Month 11: Internal Audit and Evidence Gathering Sprint
Focus: "Audit Yourself Before They Audit You."
- Full Internal Audit: Using your control list, perform a full internal audit. This is your dress rehearsal. Assign team members to gather the evidence for each control for the upcoming audit period.
- Final Remediation: This is your last chance to find and fix gaps before the auditors see them. Track all findings and their remediation.
Month 12: Final Preparations and Audit Fieldwork
Focus: Execution.
- Final Evidence Package: Finalize and organize all evidence for the auditors. Thanks to your automation and organization, this should be a task of collation, not creation.
- Fourth Quarterly Access Review: The final access review of the cycle.
- Audit Fieldwork Begins: Engage with the auditors, provide the evidence, and answer their questions. Because you’ve been doing the work all year, this phase should be relatively painless.
Building a Culture of Compliance
Tools and schedules are important, but the most successful compliance programs are built on a strong security culture. This means:
- Top-Down Support: Leadership must vocally and financially support these continuous monitoring efforts.
- Shared Responsibility: Security is not just one person's job. It's everyone's responsibility, from engineering to HR.

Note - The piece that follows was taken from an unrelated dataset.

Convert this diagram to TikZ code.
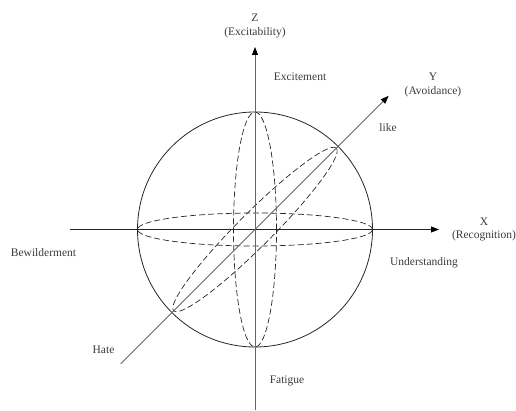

- Continuous Education: Regular, engaging training keeps security principles fresh and relevant.
Conclusion
Achieving your first SOC 2 report is a monumental milestone. But the real mark of a mature, secure organization is what happens next. By embracing a mindset of continuous monitoring and following a structured year-round plan, you transform SOC 2 from a dreaded annual event into a powerful, ongoing process that strengthens your security, builds unwavering customer trust, and becomes a true competitive advantage.